The dog slunk around the side of the car and sat at my feet with his eyes downtrodden.
“Beast?” I said in that ‘what have you been up to?’ tone. “You need to come when I call you,” I scolded.
He glanced up at me, his eyes puppyish and his eyebrows wiggling. He licked my gloved hand as if that would make everything okay.
“Was that you digging?” I asked, eyeing him. His head hung again and he walked around the car in the direction he’d come. I shone the flashlight around and didn’t notice anything, until I got to the back tire. I gasped when my flashlight flipped around it. The tire was flat, and had half the outside tread chewed off. There was no way Beast was responsible for the flat, but he definitely was responsible for ruining it afterward. Great, I guess I was buying a new tire. Since there were only two people in camp, and only one drove a Mercedes, I think I knew who I was paying. I sighed in frustration at the night sky. He was definitely going to be a dick about this.
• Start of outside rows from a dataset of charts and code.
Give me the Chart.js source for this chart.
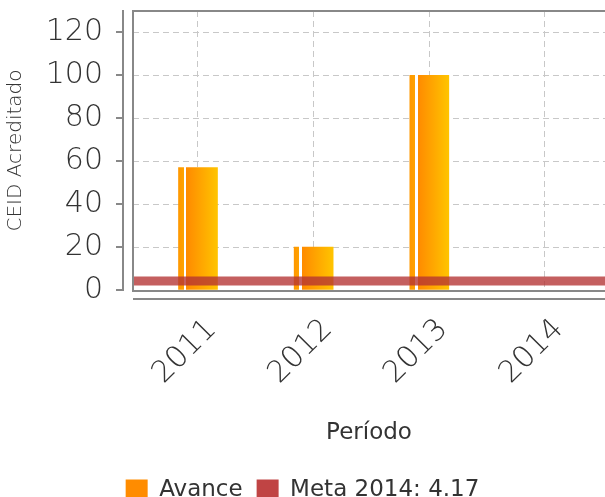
<!DOCTYPE html>
<html lang="es">
<head>
<meta charset="UTF-8">
<title>CEID Acreditado por periodo</title>
<script src="https://cdn.jsdelivr.net/npm/chart.js@4.4.1/dist/chart.umd.min.js"></script>
<style>
  html, body { margin: 0; padding: 0; background: #fff; overflow: hidden; }
  #wrap { position: relative; width: 605px; height: 512px; }
</style>
</head>
<body>
<div id="wrap"><canvas id="chart"></canvas></div>
<script>
const periodos = ['2011', '2012', '2013', '2014'];
const avance = [57, 20, 100, null];
const meta = 4.17;
const metaLabel = 'Meta 2014: ' + meta.toFixed(2);
const yTicks = [0, 20, 40, 60, 80, 100, 120];

const X_MIN = -0.562, X_MAX = 3.519;   // plot runs a bit past the first/last period
const BAR_W = 39;
const legendColors = ['#FF8C00', '#C04444'];

Chart.defaults.font.family = "'DejaVu Sans', sans-serif";

// orange -> yellow bar with the thin left strip
function barFill(c) {
  const chart = c.chart;
  const xs = chart.scales.x;
  if (c.type !== 'data' || !xs) return legendColors[0];
  const cx = xs.getPixelForValue(c.dataIndex);
  if (!isFinite(cx)) return legendColors[0];
  const g = chart.ctx.createLinearGradient(cx - BAR_W / 2, 0, cx + BAR_W / 2, 0);
  g.addColorStop(0, '#FF9800');
  g.addColorStop(0.13, '#FFA200');
  g.addColorStop(0.13, '#FFFFFF');
  g.addColorStop(0.2, '#FFFFFF');
  g.addColorStop(0.2, '#FF8A00');
  g.addColorStop(1, '#FFC400');
  return g;
}

// plot frame plus detached axis lines
const frame = {
  id: 'frame',
  afterDraw(chart) {
    const { ctx, chartArea: a, scales: { y } } = chart;
    ctx.save();
    ctx.strokeStyle = '#888';
    ctx.lineWidth = 2;
    ctx.strokeRect(a.left, a.top, a.right - a.left + 4, a.bottom - a.top + 1);
    ctx.beginPath();
    ctx.moveTo(a.left - 10, a.top - 1);
    ctx.lineTo(a.left - 10, a.bottom + 1);
    y.ticks.forEach(t => {
      const py = Math.round(y.getPixelForValue(t.value));
      ctx.moveTo(a.left - 17, py);
      ctx.lineTo(a.left - 10, py);
    });
    ctx.moveTo(a.left, a.bottom + 9);
    ctx.lineTo(a.right, a.bottom + 9);
    ctx.stroke();
    ctx.restore();
  }
};

new Chart(document.getElementById('chart'), {
  data: {
    datasets: [
      {
        type: 'bar',
        label: 'Avance',
        data: periodos.map((p, i) => ({ x: i, y: avance[i] })),
        backgroundColor: barFill,
        barThickness: BAR_W,
        order: 1
      },
      {
        type: 'line',
        label: metaLabel,
        data: [{ x: X_MIN, y: meta }, { x: X_MAX, y: meta }],
        borderColor: 'rgba(180, 50, 50, 0.78)',
        backgroundColor: legendColors[1],
        borderWidth: 9,
        borderCapStyle: 'butt',
        pointRadius: 0,
        order: 0
      }
    ]
  },
  options: {
    responsive: true,
    maintainAspectRatio: false,
    animation: false,
    layout: { padding: { top: 11, left: 0, right: 0, bottom: 0 } },
    scales: {
      x: {
        type: 'linear',
        min: X_MIN,
        max: X_MAX,
        offset: false,
        afterBuildTicks: s => { s.ticks = periodos.map((p, i) => ({ value: i })); },
        afterFit: s => { s.height = 175; s.paddingLeft = 0; s.paddingRight = 0; },
        ticks: {
          callback: v => periodos[v],
          autoSkip: false,
          minRotation: 45,
          maxRotation: 45,
          padding: 22,
          labelOffset: 14,
          color: '#333',
          font: { size: 30, weight: 300 }
        },
        grid: { color: '#c8c8c8', drawTicks: false, offset: false },
        border: { display: false, dash: [6, 4] },
        title: {
          display: true,
          text: 'Período',
          color: '#333',
          font: { size: 23 },
          padding: { top: 4, bottom: 18 }
        }
      },
      y: {
        min: 0,
        max: 130,
        afterBuildTicks: s => { s.ticks = yTicks.map(v => ({ value: v })); },
        afterFit: s => { s.width = 133; s.paddingTop = 0; s.paddingBottom = 0; },
        ticks: { padding: 30, color: '#333', font: { size: 30, weight: 300 } },
        grid: { color: '#c8c8c8', drawTicks: false },
        border: { display: false, dash: [6, 4] },
        title: {
          display: true,
          text: 'CEID Acreditado',
          color: '#333',
          font: { size: 20, weight: 300 },
          padding: 4
        }
      }
    },
    plugins: {
      tooltip: { enabled: false },
      legend: {
        position: 'bottom',
        labels: {
          boxWidth: 22,
          boxHeight: 22,
          padding: 14,
          color: '#333',
          font: { size: 23 },
          generateLabels(chart) {
            const items = Chart.defaults.plugins.legend.labels.generateLabels(chart);
            items.sort((a, b) => a.datasetIndex - b.datasetIndex);
            return items.map(it => Object.assign(it, {
              fillStyle: legendColors[it.datasetIndex],
              strokeStyle: legendColors[it.datasetIndex],
              lineWidth: 0
            }));
          }
        }
      }
    }
  },
  plugins: [frame]
});
</script>
</body>
</html>
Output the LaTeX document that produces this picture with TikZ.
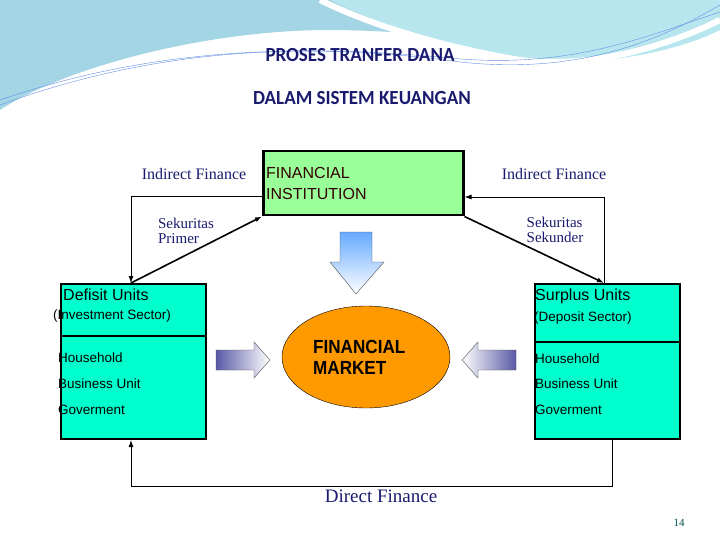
\documentclass[tikz,border=0pt]{standalone}
\usepackage{fontspec}
\setmainfont{Liberation Serif}
\newfontfamily\arialf{Liberation Sans}
\newfontfamily\titlef{Carlito}
\usetikzlibrary{positioning,shapes.geometric,arrows.meta}
\definecolor{navy}{HTML}{1A1A6E}
\definecolor{turq}{HTML}{00FFCC}
\definecolor{lgreen}{HTML}{99FF99}
\definecolor{orng}{HTML}{FF9900}
\definecolor{sky}{HTML}{8CCBDD}
\definecolor{skyl}{HTML}{B8E6EE}
\tikzset{
  unit/.style={draw=black,line width=2pt,fill=turq,minimum width=145pt,anchor=north west},
  lbl/.style={text=navy,font=\fontsize{16}{17}\selectfont},
  txt/.style={font=\arialf\fontsize{15}{17}\selectfont,inner sep=0pt,anchor=west},
  sml/.style={txt,font=\arialf\fontsize{13.5}{15}\selectfont},
  con/.style={line width=0.9pt,-{Latex[length=7pt,width=5pt]}},
  block/.style={draw=gray!60!black,thin},
}
\begin{document}
\begin{tikzpicture}[x=1pt,y=-1pt]
  \useasboundingbox (0,0) rectangle (720,540);
  % background swoosh
  \fill[sky!80] (0,0) -- (720,0) -- (720,20) .. controls (600,60) and (450,30) .. (330,30)
     .. controls (200,30) and (60,70) .. (0,110) -- cycle;
  \fill[skyl] (330,0) -- (720,0) -- (720,30) .. controls (660,60) and (560,70) .. (500,55)
     .. controls (420,40) and (360,15) .. (330,0) -- cycle;
  \draw[white,line width=6pt] (320,0) .. controls (360,20) and (430,45) .. (520,60)
     .. controls (600,70) and (680,40) .. (720,20);
  \draw[sky!70!blue,thin] (0,105) .. controls (150,50) and (300,40) .. (460,62)
     .. controls (580,75) and (660,40) .. (720,5);
  \draw[sky!70!blue,thin] (0,100) .. controls (160,45) and (310,45) .. (450,58)
     .. controls (570,70) and (650,35) .. (720,12);

  % title
  \node[text=navy,font=\titlef\bfseries\fontsize{20}{21}\selectfont,xscale=0.95] (title1) at (360,55) {PROSES TRANFER DANA};
  \node[text=navy,font=\titlef\bfseries\fontsize{20}{21}\selectfont,xscale=0.95] (title2) at (362,98) {DALAM SISTEM KEUANGAN};

  % boxes
  \node[draw=black,line width=2.5pt,fill=lgreen,minimum width=200pt,minimum height=64pt,anchor=north west] (fi) at (262,150) {};
  \node[txt,align=left,text=black!80!red,font=\arialf\fontsize{16}{18}\selectfont] at (266,183) {FINANCIAL\\[3pt]INSTITUTION};
  \node[unit,minimum height=53pt] (def) at (60,283) {};
  \node[unit,minimum height=103pt] (defb) at (60,335) {};
  \node[unit,minimum height=59pt] (sur) at (534,283) {};
  \node[unit,minimum height=97pt] (surb) at (534,341) {};
  \node[txt,font=\arialf\fontsize{16}{18}\selectfont] at (63,295) {Defisit Units};
  \node[sml] at (53,316) {(Investment Sector)};
  \node[txt,font=\arialf\fontsize{16}{18}\selectfont] at (535,296) {Surplus Units};
  \node[sml] at (534,318) {(Deposit Sector)};
  \node[sml] at (58,358) {Household};
  \node[sml] at (58,384) {Business Unit};
  \node[sml] at (58,410) {Goverment};
  \node[sml] at (535,359) {Household};
  \node[sml] at (535,384) {Business Unit};
  \node[sml] at (535,410) {Goverment};
  \node[ellipse,draw=black,fill=orng,minimum width=168pt,minimum height=102pt] (fm) at (366,357) {};
  \node[txt,font=\arialf\bfseries\fontsize{19}{21}\selectfont,align=left,xscale=0.9] at (313,357) {FINANCIAL\\MARKET};

  % block arrows
  \shade[top color=blue!55!cyan!60,bottom color=white,block] (340,232) -- (372,232) -- (372,262)
     -- (384,262) -- (356,294) -- (330,262) -- (340,262) -- cycle;
  \shade[left color=gray!70!blue,right color=white,block] (216,350) -- (254,350) -- (254,342)
     -- (270,360) -- (254,378) -- (254,370) -- (216,370) -- cycle;
  \shade[right color=gray!70!blue,left color=white,block] (516,350) -- (478,350) -- (478,342)
     -- (462,360) -- (478,378) -- (478,370) -- (516,370) -- cycle;

  % connectors
  \coordinate (l1) at (131,196);
  \coordinate (r1) at (604,197);
  \coordinate (b1) at (131,486);
  \coordinate (b2) at (612,486);
  \draw[con] (fi.west |- l1) -- (l1) -- (l1 |- def.north);
  \draw[con,line width=1.6pt] (def.north -| l1) -- (fi.south west);
  \draw[con,line width=1.6pt] (fi.south east) -- (r1 |- sur.north);
  \draw[con] (r1 |- sur.north) -- (r1) -- (fi.east |- r1);
  \draw[con] (b2 |- surb.south) -- (b2) -- (b1) -- (b1 |- defb.south);

  % labels
  \node[lbl] (if1) at (194,174) {Indirect Finance};
  \node[lbl] (if2) at (554,174) {Indirect Finance};
  \node[lbl,align=left,font=\fontsize{15}{15}\selectfont] (sp) at (186,231) {Sekuritas\\Primer};
  \node[lbl,align=left,font=\fontsize{15}{15}\selectfont] (ss) at (555,230) {Sekuritas\\Sekunder};
  \node[lbl,font=\fontsize{19}{20}\selectfont] (df) at (381,496) {Direct Finance};
  \node[text=teal!60!black,font=\fontsize{11}{12}\selectfont] (pg) at (679,523) {14};
\end{tikzpicture}
\end{document}
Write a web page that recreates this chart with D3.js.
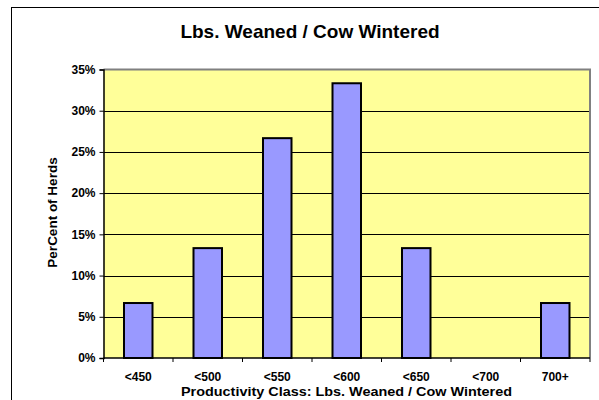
<!DOCTYPE html>
<html>
<head>
<meta charset="utf-8">
<script src="https://cdn.jsdelivr.net/npm/d3@7"></script>
<style>
  body { margin: 0; background: #fff; }
  text { font-family: "Liberation Sans", Arial, sans-serif; font-weight: bold; fill: #000; }
</style>
</head>
<body>
<svg width="599" height="400"></svg>
<script>
// data
var categories = ["<450", "<500", "<550", "<600", "<650", "<700", "700+"];
var percents = [6.67, 13.33, 26.67, 33.33, 13.33, 0, 6.67];
var yTicks = [0, 5, 10, 15, 20, 25, 30, 35];

var svg = d3.select("svg"),
	width = +svg.attr("width"),
	height = +svg.attr("height"),
	plotLeft = 103.5,
	plotRight = 590,
	plotTop = 69.5,
	plotBottom = 358;

// outer chart frame
svg.append("rect")
	.attr("x", 11.5).attr("y", 7.5)
	.attr("width", 620).attr("height", 420)
	.attr("fill", "#fff")
	.attr("stroke", "#000")
	.attr("stroke-width", 1);

var x = d3.scaleBand()
	.domain(categories)
	.range([plotLeft, plotRight])
	.paddingInner(0.59)
	.paddingOuter(0.295);

var y = d3.scaleLinear()
	.domain([0, 35])
	.range([plotBottom, plotTop]);

// plot background
svg.append("rect")
	.attr("x", plotLeft).attr("y", plotTop)
	.attr("width", plotRight - plotLeft).attr("height", plotBottom - plotTop)
	.attr("fill", "#FFFF99");

// gridlines
svg.append("g")
	.selectAll("line")
	.data(yTicks.filter(function(d) { return d > 0 && d < 35; }))
	.enter()
	.append("line")
	.attr("x1", plotLeft).attr("x2", plotRight)
	.attr("y1", function(d) { return Math.round(y(d)) + 0.5; })
	.attr("y2", function(d) { return Math.round(y(d)) + 0.5; })
	.attr("stroke", "#000")
	.attr("stroke-width", 1);

// plot border (top + right gray)
svg.append("path")
	.attr("d", "M" + plotLeft + "," + plotTop + "H" + plotRight + "V" + plotBottom)
	.attr("fill", "none")
	.attr("stroke", "#808080")
	.attr("stroke-width", 2);

// bars
svg.append("g")
	.selectAll("rect")
	.data(categories.map(function(c, i) { return {cat: c, val: percents[i]}; }).filter(function(d) { return d.val > 0; }))
	.enter()
	.append("rect")
	.attr("x", function(d) { return x(d.cat); })
	.attr("y", function(d) { return y(d.val); })
	.attr("width", x.bandwidth())
	.attr("height", function(d) { return plotBottom - y(d.val); })
	.attr("fill", "#9999FF")
	.attr("stroke", "#000")
	.attr("stroke-width", 2);

// y axis
var yAxis = svg.append("g")
	.attr("transform", "translate(" + plotLeft + ",0)")
	.call(d3.axisLeft(y).tickValues(yTicks).tickSize(4).tickPadding(4)
		.tickFormat(function(d) { return d + "%"; }));
yAxis.select(".domain").attr("stroke", "#000").attr("stroke-width", 1.5);
yAxis.selectAll("text").style("font-size", "12px").style("font-family", "Liberation Sans, Arial, sans-serif").style("font-weight", "bold");

// x axis (ticks at band boundaries)
var xAxis = svg.append("g")
	.attr("transform", "translate(0," + plotBottom + ")");
xAxis.append("line")
	.attr("x1", plotLeft).attr("x2", plotRight)
	.attr("stroke", "#000").attr("stroke-width", 1.5);
var step = x.step();
xAxis.selectAll(".tk")
	.data(d3.range(categories.length + 1))
	.enter()
	.append("line")
	.attr("class", "tk")
	.attr("x1", function(i) { return plotLeft + i * step; })
	.attr("x2", function(i) { return plotLeft + i * step; })
	.attr("y1", 0).attr("y2", 4)
	.attr("stroke", "#000");
xAxis.selectAll(".lbl")
	.data(categories)
	.enter()
	.append("text")
	.attr("class", "lbl")
	.attr("x", function(d) { return x(d) + x.bandwidth() / 2; })
	.attr("y", 22.5)
	.attr("text-anchor", "middle")
	.style("font-size", "12px")
	.text(function(d) { return d; });

// titles
svg.append("text")
	.attr("x", 310).attr("y", 38)
	.attr("text-anchor", "middle")
	.style("font-size", "19px")
	.text("Lbs. Weaned / Cow Wintered");

svg.append("text")
	.attr("x", 181).attr("y", 395.5)
	.attr("textLength", 331)
	.attr("lengthAdjust", "spacingAndGlyphs")
	.style("font-size", "13px")
	.text("Productivity Class: Lbs. Weaned / Cow Wintered");

svg.append("text")
	.attr("transform", "translate(57,212.5) rotate(-90)")
	.attr("text-anchor", "middle")
	.style("font-size", "13.5px")
	.text("PerCent of Herds");
</script>
</body>
</html>
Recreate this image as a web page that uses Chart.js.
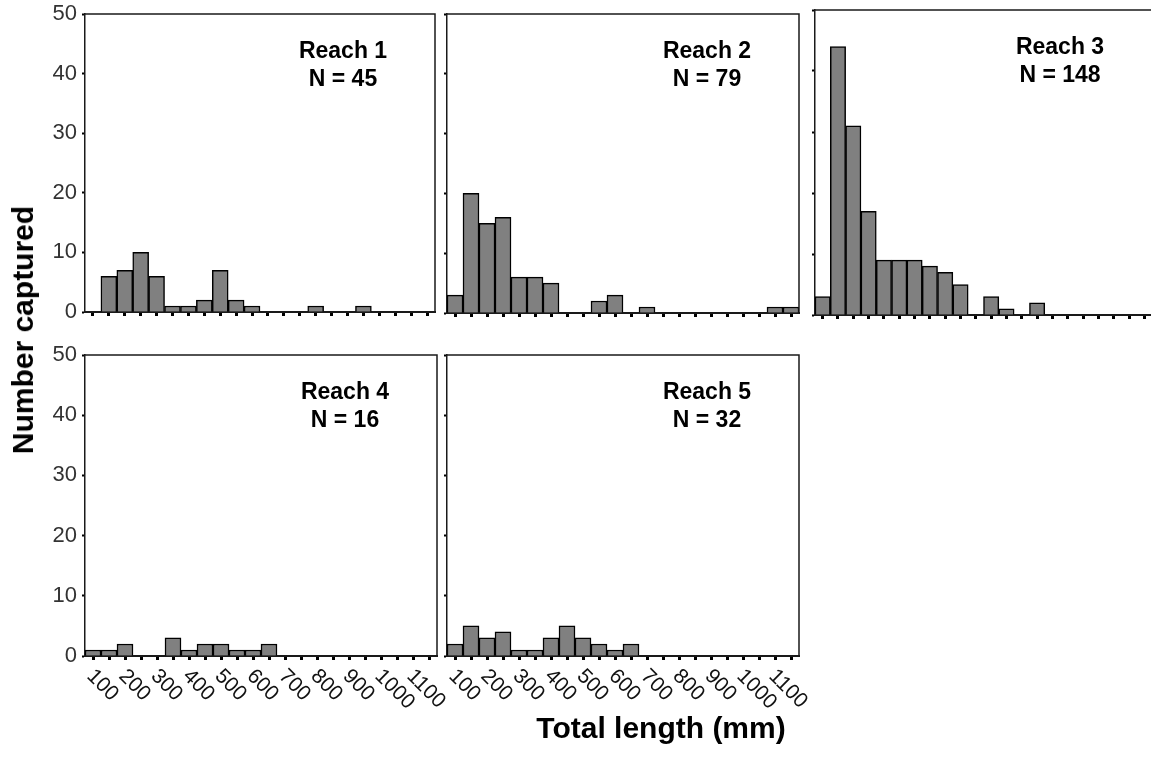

I clomped back around the car and stuck the flashlight in my mouth, grabbing Beast’s collar on the way by. “Let’s go, Mr. Destructo,” I grumbled around the flashlight, hauling him with me to the house. “You
’re supposed to eat your supper, not the guest’s tires,” I scolded.
I released him as soon as we got within sight of the cabin. He bounded to the door and sat on the deck, patiently waiting for me. I let him into the store and repeated my boot removal routine before I joined him in the back of the cabin. He had his nose in his bowl while I stoked the fire in the fireplace.
I sighed heavily and my shoulders slumped from fatigue. What a day. First, the snow. Then, Mr. Wheeler’s tire. I didn’t foresee tomorrow being much better.
The shower did the trick. Hot, steamy, and relaxing. Now I could snuggle up next to the fire and finish my book. Then again, maybe I’d watch a little TV first. I needed to get Mr. I’m Definitely a Dick out of my head. He kept creeping in like an annoying song or an STD. I snorted with laughter while I towel dried my hair.
“Hello,” I rasped to the mirror, my face pinched, “I’m Hayes Wheeler, and I’m very special,” I cooed, using a horrible British accent. “What?” I exclaimed, my hand to my cheek, “you have no wi-fi? How ever do you survive in this vast wasteland?”
I rolled my eyes, wrapped the towel around me, and stepped out of the bathroom. On the way to the bedroom I heard something drop.
“What are you into now, Beast?” I hollered, spinning around and coming face-to-face with Mr. Very Special himself.
My eyes widened and I gasped. “Wha — what are you doing in here?” I stutter asked.
His icy blue eyes bore into me like daggers. Oof, this guy. I couldn’t help but think he was equal parts sexy businessman and equal parts beastly bad boy. If I wasn’t already terrified he’d snap my lady parts in two, I might consider having a fling with him.
“Filing a complaint,” he answered, his voice steely cold.
“Take a number,” I sassed, “they’re at the counter.”
“Your beast of a dog ate my tire!” he exclaimed, his arms going up into the air. “Do you know how expensive those tires are?”